With CDR augments or mana-sustain augments, Q's lower cooldown becomes even more valuable. You can spam stuns and chill applications. Do not swap to E max just because you have more mana; Q's utility still outweighs raw E damage in most fights.
Scenario 3: W-Centric Augments
R > Q > E > W still applies in 99% of cases.
Even if an augment makes W wider or adds a slow, the wall's core function is terrain manipulation. You do not need more points to block a choke or peel an assassin. Only consider early W points if the augment adds direct damage to the wall itself, which is extremely uncommon.
Adjustment Triggers
Watch for these in-game conditions to know if you need to adapt:
- Enemy dive heavy: If assassins or bruisers are constantly on you, keep Q max priority. The stun is your only real self-peel. Do not greed for E damage if you die before casting it.
- Enemy squishy backline: Q max lets you fish for stuns on immobile carries. One good Q leads to a full combo and a kill. E max is overkill on targets that die to Q-E-R anyway.
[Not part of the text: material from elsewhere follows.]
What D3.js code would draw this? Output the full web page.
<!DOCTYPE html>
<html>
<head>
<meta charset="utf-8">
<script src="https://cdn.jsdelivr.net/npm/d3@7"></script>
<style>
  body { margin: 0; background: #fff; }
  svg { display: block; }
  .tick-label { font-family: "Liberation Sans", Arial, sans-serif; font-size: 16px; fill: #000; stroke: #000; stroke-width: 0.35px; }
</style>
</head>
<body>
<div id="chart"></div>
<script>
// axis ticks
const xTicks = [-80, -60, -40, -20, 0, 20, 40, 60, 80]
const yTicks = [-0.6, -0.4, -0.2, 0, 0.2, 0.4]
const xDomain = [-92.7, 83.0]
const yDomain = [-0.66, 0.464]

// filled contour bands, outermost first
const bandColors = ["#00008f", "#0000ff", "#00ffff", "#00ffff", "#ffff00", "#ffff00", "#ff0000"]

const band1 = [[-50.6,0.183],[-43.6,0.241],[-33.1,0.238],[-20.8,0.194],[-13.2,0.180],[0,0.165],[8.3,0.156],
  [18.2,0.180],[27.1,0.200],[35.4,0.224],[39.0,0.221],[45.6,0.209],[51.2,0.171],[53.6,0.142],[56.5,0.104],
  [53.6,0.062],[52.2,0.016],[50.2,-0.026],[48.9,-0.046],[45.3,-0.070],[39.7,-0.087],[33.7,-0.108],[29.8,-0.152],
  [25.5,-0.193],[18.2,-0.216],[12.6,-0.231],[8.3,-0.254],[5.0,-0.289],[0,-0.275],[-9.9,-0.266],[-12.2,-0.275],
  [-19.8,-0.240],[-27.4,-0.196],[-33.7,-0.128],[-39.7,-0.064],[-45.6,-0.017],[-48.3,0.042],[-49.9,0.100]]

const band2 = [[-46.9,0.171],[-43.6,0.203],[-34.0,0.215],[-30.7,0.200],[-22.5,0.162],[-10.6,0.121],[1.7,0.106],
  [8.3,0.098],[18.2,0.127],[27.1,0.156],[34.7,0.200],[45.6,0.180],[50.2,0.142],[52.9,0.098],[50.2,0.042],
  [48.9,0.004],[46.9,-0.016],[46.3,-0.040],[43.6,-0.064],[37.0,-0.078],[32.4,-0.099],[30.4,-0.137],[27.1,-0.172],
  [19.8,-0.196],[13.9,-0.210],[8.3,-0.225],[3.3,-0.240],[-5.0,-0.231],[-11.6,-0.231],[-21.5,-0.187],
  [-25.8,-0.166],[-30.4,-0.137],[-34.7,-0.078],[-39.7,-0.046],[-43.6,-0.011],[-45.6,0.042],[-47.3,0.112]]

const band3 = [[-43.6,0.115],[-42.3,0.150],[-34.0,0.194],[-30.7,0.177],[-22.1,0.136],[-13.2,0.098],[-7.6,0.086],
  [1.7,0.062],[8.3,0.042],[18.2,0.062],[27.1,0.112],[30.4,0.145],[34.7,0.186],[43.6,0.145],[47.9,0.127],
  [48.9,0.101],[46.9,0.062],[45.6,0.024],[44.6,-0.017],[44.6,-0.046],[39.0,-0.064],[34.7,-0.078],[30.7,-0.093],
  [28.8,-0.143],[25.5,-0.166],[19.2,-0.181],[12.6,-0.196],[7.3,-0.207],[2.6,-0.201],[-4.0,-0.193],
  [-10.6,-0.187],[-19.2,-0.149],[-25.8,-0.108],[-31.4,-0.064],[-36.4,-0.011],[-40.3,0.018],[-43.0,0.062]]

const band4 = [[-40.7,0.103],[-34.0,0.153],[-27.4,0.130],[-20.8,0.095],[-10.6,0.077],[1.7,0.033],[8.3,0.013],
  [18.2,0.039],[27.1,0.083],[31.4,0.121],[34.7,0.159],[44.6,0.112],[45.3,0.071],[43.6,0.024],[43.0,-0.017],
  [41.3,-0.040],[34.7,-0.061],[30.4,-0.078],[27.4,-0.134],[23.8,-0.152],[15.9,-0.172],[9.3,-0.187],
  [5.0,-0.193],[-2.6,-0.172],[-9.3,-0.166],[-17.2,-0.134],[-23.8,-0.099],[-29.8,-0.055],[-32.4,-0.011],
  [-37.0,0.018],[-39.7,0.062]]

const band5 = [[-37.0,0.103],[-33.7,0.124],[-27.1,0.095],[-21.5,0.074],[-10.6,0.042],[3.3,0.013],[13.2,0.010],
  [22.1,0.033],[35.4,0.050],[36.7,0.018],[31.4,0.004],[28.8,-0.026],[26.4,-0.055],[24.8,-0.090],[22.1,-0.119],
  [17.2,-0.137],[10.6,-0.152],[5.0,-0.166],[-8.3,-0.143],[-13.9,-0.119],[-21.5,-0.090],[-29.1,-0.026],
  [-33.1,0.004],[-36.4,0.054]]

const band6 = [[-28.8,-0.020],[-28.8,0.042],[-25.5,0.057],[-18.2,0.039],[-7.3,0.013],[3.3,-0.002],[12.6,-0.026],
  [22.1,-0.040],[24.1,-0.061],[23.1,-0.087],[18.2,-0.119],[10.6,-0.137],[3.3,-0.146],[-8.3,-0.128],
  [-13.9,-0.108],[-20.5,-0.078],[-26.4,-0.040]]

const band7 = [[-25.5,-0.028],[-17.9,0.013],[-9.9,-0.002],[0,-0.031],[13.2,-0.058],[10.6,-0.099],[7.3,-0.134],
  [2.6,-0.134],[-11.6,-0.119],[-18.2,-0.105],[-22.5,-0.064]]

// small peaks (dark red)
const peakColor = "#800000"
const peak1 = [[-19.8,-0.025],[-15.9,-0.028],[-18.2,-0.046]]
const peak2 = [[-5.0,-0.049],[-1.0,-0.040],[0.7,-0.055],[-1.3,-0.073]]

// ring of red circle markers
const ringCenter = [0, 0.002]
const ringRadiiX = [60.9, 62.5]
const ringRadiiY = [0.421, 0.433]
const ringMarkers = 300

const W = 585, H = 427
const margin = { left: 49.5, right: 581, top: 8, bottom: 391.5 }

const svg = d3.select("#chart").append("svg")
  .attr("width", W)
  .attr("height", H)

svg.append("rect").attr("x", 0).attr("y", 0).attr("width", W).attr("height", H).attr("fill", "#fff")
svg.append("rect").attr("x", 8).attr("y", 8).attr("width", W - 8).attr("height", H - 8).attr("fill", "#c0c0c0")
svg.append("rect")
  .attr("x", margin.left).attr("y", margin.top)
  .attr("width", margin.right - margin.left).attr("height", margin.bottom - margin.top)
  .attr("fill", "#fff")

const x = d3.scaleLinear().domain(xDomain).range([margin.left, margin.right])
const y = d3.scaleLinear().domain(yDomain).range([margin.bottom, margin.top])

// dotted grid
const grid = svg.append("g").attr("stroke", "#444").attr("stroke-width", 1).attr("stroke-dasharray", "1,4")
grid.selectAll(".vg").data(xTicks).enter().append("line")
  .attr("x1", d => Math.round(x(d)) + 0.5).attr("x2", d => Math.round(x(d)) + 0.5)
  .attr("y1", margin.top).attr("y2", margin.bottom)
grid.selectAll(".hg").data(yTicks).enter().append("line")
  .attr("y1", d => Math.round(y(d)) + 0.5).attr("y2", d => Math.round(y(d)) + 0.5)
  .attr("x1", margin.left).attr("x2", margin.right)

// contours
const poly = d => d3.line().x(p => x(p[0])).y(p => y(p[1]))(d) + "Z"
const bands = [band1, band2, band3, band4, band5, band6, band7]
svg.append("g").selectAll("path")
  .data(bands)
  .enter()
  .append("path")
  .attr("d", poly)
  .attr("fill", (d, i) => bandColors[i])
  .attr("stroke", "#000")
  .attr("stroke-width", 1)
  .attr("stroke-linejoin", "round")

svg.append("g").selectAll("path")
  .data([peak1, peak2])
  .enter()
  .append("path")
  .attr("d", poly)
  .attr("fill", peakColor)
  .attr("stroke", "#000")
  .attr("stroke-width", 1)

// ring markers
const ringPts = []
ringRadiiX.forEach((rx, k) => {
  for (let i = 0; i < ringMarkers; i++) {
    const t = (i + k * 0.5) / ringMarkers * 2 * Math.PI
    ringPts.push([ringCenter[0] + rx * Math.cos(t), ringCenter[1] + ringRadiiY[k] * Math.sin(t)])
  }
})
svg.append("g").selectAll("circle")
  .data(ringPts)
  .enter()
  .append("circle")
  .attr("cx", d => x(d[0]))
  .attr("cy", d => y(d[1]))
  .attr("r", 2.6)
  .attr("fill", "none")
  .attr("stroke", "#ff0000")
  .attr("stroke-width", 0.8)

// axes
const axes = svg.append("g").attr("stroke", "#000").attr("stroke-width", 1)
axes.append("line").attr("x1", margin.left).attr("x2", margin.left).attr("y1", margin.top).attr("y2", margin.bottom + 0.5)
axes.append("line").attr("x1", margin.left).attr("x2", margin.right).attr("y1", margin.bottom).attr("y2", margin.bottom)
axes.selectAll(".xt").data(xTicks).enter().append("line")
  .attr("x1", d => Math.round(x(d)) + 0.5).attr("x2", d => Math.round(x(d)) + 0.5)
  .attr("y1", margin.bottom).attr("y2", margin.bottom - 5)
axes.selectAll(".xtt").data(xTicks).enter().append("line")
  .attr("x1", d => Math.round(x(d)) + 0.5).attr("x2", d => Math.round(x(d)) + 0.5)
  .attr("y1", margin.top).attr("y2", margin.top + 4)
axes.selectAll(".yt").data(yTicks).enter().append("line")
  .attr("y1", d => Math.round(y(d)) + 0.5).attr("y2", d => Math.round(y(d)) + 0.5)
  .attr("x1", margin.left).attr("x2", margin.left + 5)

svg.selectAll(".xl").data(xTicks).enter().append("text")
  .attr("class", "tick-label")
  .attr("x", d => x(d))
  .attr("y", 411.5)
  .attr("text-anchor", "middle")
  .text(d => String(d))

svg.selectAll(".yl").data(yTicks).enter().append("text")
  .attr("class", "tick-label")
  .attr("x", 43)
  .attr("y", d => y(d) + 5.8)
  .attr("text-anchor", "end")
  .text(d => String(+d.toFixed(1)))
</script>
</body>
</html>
- Chill synergy teammates: Allies like Lissandra, Ashe, or Sejuani apply chill or related CC. In this case, E becomes more reliable. You can consider E max second if your Q accuracy is low or if teammates set up chill for you.
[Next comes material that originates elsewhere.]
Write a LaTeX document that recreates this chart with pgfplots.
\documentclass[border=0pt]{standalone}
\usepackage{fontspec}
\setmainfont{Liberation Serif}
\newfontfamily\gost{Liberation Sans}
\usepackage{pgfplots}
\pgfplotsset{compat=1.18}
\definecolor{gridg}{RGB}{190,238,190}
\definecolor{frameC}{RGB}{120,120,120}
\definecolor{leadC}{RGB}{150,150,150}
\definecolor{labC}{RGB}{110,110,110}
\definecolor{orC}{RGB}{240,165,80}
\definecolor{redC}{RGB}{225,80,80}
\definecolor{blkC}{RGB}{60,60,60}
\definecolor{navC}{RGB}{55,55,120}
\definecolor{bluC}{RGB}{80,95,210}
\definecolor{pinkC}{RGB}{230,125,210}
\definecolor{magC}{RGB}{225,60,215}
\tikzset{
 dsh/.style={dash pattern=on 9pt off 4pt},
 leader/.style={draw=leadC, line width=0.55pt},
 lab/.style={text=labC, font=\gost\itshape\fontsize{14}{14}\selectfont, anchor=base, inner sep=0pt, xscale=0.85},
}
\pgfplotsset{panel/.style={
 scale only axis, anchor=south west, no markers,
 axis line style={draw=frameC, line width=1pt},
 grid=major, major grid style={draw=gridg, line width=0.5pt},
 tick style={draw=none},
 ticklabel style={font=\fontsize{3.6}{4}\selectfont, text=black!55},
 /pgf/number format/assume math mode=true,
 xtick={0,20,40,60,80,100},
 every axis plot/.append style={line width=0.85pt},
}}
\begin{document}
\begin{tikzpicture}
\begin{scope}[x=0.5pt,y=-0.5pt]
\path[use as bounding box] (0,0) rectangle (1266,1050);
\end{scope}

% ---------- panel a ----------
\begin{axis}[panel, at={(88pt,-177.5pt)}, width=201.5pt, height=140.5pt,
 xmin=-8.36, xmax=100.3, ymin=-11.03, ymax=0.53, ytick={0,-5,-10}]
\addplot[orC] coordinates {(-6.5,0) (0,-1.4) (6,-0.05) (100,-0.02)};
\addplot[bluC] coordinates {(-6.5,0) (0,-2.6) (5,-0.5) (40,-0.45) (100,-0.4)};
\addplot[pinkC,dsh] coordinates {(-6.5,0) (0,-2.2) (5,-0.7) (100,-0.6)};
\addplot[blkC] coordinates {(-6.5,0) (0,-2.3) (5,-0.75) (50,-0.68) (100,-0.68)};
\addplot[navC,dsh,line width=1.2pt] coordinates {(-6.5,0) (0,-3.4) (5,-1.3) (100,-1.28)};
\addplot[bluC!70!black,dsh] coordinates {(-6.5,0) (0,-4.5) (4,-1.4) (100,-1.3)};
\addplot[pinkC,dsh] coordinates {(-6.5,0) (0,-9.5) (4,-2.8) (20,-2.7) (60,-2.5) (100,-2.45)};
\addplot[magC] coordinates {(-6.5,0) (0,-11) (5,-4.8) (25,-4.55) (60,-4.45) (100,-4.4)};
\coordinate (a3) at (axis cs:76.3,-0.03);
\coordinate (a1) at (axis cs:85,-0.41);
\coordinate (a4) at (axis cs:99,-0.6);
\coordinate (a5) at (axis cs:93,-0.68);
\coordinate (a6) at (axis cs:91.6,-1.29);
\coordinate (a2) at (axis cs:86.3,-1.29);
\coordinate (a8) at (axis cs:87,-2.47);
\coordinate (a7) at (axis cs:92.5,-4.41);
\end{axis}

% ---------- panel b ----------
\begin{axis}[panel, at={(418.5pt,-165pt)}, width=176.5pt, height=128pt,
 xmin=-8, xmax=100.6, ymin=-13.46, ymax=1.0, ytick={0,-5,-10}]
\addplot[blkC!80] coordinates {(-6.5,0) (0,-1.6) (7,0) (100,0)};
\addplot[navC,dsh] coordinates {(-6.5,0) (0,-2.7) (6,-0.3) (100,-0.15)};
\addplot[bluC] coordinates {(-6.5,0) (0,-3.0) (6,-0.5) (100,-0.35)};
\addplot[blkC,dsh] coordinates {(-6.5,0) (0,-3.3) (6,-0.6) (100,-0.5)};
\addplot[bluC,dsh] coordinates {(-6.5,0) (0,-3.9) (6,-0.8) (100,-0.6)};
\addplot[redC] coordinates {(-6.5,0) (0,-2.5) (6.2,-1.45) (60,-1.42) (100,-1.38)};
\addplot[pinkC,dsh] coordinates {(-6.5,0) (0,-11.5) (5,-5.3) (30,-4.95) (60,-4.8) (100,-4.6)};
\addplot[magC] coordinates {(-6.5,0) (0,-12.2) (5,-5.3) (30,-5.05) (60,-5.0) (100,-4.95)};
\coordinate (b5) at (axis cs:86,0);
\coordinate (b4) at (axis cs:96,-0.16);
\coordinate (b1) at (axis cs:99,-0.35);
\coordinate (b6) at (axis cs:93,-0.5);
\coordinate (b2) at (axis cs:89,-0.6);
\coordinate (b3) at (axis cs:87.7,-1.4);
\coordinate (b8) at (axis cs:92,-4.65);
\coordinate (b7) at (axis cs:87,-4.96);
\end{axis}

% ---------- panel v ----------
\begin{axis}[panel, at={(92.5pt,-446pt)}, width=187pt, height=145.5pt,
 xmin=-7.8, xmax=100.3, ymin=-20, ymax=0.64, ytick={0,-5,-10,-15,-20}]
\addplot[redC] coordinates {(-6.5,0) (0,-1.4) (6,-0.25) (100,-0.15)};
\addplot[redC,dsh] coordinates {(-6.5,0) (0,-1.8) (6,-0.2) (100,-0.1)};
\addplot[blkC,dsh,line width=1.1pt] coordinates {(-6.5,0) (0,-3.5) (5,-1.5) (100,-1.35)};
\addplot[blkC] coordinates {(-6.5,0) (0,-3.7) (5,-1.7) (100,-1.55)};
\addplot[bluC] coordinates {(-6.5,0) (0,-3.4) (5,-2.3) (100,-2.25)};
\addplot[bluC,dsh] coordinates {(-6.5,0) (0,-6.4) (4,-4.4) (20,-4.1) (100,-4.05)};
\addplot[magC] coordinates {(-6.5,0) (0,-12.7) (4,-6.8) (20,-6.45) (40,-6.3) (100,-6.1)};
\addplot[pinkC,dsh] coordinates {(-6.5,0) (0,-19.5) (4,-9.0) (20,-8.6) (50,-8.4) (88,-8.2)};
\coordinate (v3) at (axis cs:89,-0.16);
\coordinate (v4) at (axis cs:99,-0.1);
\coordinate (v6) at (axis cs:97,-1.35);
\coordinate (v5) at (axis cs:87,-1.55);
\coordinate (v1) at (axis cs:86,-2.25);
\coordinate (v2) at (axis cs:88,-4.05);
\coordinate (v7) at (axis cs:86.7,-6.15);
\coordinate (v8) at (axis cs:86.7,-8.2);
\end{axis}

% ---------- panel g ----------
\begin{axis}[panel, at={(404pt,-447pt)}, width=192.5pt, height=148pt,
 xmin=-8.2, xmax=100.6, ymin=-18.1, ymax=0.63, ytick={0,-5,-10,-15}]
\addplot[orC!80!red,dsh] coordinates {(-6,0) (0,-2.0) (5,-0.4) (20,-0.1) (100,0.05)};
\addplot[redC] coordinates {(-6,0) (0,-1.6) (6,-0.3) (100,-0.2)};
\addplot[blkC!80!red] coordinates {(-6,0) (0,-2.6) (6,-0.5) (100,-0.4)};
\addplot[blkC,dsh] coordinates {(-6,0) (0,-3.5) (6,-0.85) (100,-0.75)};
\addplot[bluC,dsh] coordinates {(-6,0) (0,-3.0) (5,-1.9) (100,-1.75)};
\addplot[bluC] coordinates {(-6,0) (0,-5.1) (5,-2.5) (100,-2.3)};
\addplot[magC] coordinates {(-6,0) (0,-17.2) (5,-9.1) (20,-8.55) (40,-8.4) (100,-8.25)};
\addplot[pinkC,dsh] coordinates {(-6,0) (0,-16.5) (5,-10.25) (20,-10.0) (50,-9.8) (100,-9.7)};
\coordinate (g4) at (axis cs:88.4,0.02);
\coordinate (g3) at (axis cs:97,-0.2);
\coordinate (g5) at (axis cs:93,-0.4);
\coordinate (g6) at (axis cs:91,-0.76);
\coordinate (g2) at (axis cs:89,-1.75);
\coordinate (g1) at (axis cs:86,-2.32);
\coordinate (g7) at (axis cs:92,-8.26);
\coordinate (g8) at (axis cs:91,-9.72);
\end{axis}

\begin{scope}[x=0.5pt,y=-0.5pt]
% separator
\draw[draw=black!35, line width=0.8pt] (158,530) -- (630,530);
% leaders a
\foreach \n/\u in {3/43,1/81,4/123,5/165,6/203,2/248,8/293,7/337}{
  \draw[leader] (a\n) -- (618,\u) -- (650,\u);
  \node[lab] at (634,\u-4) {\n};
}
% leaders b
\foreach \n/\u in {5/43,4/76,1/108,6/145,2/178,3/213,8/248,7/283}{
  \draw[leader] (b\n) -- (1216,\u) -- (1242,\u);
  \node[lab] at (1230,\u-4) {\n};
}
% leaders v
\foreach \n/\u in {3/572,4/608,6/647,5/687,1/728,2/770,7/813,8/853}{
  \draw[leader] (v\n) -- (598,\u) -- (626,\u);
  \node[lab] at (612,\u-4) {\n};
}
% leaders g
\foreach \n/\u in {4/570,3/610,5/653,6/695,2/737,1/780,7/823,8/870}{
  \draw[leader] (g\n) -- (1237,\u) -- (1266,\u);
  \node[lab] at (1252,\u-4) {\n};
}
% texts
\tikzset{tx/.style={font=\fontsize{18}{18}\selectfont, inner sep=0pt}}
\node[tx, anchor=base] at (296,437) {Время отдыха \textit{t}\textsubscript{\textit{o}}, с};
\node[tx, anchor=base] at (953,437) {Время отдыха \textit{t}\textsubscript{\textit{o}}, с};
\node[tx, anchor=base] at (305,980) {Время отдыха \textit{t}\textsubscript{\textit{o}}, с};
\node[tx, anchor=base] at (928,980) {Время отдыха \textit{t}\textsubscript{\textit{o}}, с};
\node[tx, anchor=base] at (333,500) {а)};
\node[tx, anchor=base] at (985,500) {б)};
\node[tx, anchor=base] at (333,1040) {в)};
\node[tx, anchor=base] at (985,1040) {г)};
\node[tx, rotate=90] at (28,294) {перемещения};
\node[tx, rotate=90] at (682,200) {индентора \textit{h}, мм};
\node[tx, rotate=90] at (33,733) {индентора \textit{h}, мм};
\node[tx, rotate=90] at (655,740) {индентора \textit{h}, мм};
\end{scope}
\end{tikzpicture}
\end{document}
- Snowball pressure: Mayhem's Snowball (Mark/Dash) means enemies close gaps fast. Q's stun stops dashes mid-flight if timed right. Prioritize Q to interrupt engages.
Cost of Choosing the Wrong Order
Skilling incorrectly hurts Anivia more than many mages because her kit is interdependent.
Maxing E First Without Chill Support
E without the double-damage trigger is weak. If you max E but cannot consistently apply chill—because Q is on cooldown, R is down, and teammates lack chill—you lose a huge portion of your damage. You become a single-target poker with no wave clear and no CC. The enemy outsustains you and pushes in.
Maxing W Early
Points in W give marginal width and minor CDR. You sacrifice Q's stun frequency and E's burst for a slightly wider wall. In Mayhem's tight ARAM lane, a wider wall rarely changes outcomes. You lose kill pressure and become a utility bot with no damage threat. Enemies ignore you and dive your carries.
Ignoring R Levels
Some players delay R to finish Q or E. This is a mistake. R is Anivia's sustained damage and zone control. Each rank increases the damage tick and expands the radius. In Mayhem's teamfight brawls, R is your primary threat. Skipping R points to buff Q by a small amount costs you the ability to control the fight's space.
Wrong Order into Divers
If you prioritize E over Q into a dive comp, you have no answer to engages. Q's stun is your only instant response. Without it, you die or burn Flash. The cost is not just your life—it's your team losing their zone control and wave clear while you wait for egg resurrection or respawn.
Summary
Default to R > Q > E > W. Adjust to R > E > Q > W only when augments or team chill synergy makes E your primary damage tool. Never early W. The right order keeps your stun uptime high, your burst reliable, and your zone control oppressive. The wrong order leaves you without peel, without damage, and without relevance in Mayhem's non-stop fights.